==== SOURCE DATA ====

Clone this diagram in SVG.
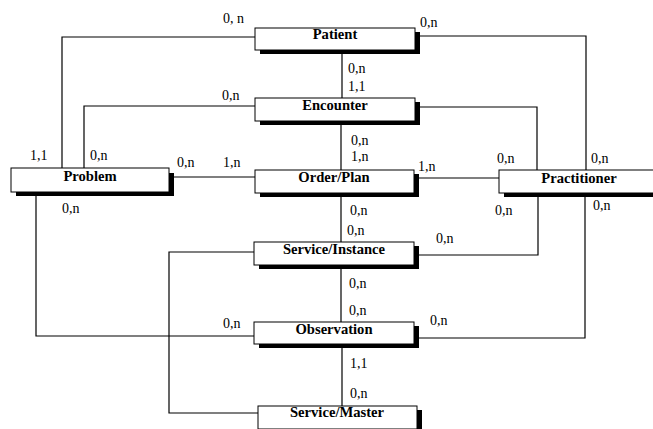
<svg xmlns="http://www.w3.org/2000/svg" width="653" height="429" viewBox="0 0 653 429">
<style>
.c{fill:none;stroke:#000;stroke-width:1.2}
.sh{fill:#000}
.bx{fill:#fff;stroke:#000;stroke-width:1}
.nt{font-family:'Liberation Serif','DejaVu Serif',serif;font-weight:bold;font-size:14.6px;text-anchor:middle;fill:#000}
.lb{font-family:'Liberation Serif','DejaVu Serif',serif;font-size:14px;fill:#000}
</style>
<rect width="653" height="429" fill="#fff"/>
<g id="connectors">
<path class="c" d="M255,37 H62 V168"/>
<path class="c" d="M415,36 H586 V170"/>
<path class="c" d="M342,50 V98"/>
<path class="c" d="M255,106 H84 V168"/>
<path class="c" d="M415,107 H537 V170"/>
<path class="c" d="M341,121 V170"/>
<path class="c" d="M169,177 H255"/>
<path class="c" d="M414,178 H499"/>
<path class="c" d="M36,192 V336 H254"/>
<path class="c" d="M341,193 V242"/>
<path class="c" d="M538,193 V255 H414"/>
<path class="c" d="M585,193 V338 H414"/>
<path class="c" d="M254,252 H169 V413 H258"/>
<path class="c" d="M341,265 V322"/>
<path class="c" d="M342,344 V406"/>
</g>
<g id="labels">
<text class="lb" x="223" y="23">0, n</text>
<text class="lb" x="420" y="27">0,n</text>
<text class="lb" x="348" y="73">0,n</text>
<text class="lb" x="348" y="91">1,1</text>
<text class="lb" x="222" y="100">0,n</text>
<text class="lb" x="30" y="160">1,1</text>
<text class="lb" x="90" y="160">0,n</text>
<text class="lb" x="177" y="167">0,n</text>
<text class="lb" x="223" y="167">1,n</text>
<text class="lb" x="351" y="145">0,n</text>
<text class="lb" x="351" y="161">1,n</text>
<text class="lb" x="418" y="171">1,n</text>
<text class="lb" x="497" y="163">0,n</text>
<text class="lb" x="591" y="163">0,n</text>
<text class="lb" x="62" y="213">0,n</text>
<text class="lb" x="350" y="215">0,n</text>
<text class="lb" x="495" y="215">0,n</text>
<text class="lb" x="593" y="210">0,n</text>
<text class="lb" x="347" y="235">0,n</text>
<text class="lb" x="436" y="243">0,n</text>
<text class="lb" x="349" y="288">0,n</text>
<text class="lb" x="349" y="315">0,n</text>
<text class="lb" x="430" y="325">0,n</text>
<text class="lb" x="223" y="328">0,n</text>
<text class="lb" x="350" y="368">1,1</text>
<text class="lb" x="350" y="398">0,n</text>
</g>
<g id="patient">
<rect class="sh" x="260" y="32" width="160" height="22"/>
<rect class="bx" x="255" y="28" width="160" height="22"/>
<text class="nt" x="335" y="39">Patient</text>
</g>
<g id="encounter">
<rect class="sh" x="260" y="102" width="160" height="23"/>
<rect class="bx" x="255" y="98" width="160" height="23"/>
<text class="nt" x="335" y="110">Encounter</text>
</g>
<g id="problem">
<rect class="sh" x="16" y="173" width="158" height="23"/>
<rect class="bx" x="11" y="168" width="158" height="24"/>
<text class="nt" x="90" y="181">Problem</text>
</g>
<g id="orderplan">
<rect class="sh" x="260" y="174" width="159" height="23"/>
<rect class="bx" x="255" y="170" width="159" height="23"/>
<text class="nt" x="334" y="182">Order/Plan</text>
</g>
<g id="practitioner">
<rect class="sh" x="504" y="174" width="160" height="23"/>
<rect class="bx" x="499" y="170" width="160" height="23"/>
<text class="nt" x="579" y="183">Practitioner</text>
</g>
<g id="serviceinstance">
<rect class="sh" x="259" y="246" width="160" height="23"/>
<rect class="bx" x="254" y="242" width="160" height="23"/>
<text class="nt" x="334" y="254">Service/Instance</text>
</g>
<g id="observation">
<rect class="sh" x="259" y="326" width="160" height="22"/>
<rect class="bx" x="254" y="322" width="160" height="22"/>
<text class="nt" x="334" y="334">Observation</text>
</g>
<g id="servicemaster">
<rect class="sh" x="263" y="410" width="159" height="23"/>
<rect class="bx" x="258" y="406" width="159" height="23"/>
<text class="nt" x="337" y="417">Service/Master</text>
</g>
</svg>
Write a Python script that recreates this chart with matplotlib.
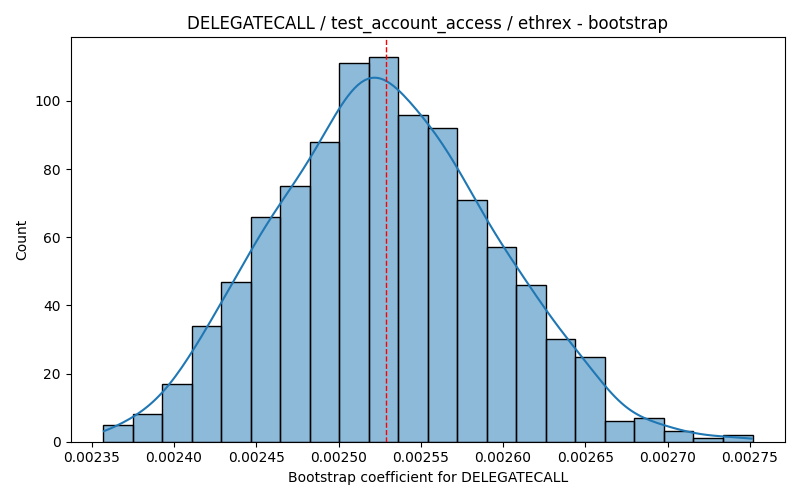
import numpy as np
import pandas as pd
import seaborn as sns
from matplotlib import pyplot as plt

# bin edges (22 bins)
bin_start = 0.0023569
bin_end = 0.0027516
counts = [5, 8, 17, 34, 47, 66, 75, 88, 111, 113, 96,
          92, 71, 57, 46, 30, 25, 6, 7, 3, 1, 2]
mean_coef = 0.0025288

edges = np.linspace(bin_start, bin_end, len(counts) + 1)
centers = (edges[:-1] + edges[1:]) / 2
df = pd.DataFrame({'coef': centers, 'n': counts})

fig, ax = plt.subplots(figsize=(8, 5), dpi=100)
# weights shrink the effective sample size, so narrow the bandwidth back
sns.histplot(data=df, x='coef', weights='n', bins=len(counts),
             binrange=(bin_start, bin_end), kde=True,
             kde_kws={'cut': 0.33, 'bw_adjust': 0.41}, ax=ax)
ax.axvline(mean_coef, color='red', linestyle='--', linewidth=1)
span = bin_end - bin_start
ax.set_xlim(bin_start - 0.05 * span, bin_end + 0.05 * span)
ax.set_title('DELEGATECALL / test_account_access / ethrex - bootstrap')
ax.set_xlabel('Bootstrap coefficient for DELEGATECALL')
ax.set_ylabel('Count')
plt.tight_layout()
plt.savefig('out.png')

====
==== SOURCE DATA ====

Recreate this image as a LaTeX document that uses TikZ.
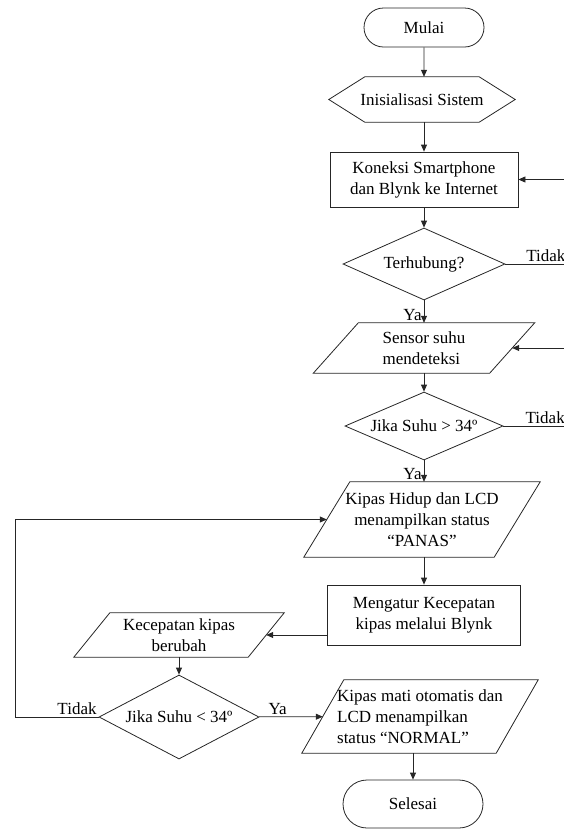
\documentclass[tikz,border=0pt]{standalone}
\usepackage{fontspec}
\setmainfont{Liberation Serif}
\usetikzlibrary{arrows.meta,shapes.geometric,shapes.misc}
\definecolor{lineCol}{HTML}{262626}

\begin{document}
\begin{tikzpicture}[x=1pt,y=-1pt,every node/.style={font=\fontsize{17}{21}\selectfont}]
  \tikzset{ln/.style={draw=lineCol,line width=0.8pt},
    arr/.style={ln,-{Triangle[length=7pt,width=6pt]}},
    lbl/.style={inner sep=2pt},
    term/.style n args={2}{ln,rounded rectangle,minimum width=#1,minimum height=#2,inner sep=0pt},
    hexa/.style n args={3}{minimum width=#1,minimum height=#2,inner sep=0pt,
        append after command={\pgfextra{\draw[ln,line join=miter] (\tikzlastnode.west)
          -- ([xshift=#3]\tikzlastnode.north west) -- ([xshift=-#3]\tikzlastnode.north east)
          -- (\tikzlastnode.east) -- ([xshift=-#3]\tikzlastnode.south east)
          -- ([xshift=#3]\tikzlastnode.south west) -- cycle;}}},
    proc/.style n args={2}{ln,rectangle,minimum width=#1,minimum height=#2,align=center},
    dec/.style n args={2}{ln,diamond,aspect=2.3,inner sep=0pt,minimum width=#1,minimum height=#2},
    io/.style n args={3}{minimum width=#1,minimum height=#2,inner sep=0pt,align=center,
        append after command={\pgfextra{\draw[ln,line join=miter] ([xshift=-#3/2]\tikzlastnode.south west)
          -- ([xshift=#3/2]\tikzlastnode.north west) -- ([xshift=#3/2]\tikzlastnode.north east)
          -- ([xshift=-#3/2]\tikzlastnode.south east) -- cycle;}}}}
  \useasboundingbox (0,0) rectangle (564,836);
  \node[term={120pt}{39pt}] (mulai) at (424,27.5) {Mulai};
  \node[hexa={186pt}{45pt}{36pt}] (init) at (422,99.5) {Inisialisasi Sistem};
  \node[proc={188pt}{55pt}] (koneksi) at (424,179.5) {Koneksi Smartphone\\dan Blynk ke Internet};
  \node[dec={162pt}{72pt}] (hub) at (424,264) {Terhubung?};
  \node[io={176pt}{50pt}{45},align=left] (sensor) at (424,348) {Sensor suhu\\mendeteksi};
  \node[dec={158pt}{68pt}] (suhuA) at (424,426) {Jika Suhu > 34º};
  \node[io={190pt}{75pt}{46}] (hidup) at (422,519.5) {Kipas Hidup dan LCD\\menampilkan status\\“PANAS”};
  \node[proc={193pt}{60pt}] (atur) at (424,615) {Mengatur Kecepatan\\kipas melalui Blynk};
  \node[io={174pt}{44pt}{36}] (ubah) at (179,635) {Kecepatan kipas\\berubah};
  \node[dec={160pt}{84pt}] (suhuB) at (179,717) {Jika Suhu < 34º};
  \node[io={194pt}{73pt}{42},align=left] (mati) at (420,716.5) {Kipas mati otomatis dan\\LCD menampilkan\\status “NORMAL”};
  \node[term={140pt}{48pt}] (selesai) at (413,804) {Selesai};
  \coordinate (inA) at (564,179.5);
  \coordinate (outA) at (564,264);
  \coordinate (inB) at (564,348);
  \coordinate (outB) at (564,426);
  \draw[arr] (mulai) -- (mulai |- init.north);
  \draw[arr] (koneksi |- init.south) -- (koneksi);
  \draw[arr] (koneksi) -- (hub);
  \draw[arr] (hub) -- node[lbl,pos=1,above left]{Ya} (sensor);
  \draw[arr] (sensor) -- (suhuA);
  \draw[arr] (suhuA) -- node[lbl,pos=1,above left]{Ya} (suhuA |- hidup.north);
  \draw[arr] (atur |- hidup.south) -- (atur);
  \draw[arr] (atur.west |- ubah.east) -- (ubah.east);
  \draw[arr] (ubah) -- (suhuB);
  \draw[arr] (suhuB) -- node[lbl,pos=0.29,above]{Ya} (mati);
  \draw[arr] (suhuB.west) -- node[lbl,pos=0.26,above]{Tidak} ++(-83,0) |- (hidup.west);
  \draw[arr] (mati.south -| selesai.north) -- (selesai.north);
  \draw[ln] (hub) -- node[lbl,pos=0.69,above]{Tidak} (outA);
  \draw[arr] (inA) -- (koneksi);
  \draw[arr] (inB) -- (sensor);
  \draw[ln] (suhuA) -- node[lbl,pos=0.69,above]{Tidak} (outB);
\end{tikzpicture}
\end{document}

====

SET PROBLEM:
In the listing above, find the line containing "Write a Python" and the line containing "from matplotlib import pyplot as plt". Print those two lines and every line between them exactly, with no pictures.

RESULT OF THE EXERCISE:
Write a Python script that recreates this chart with matplotlib.
import numpy as np
import pandas as pd
import seaborn as sns
from matplotlib import pyplot as plt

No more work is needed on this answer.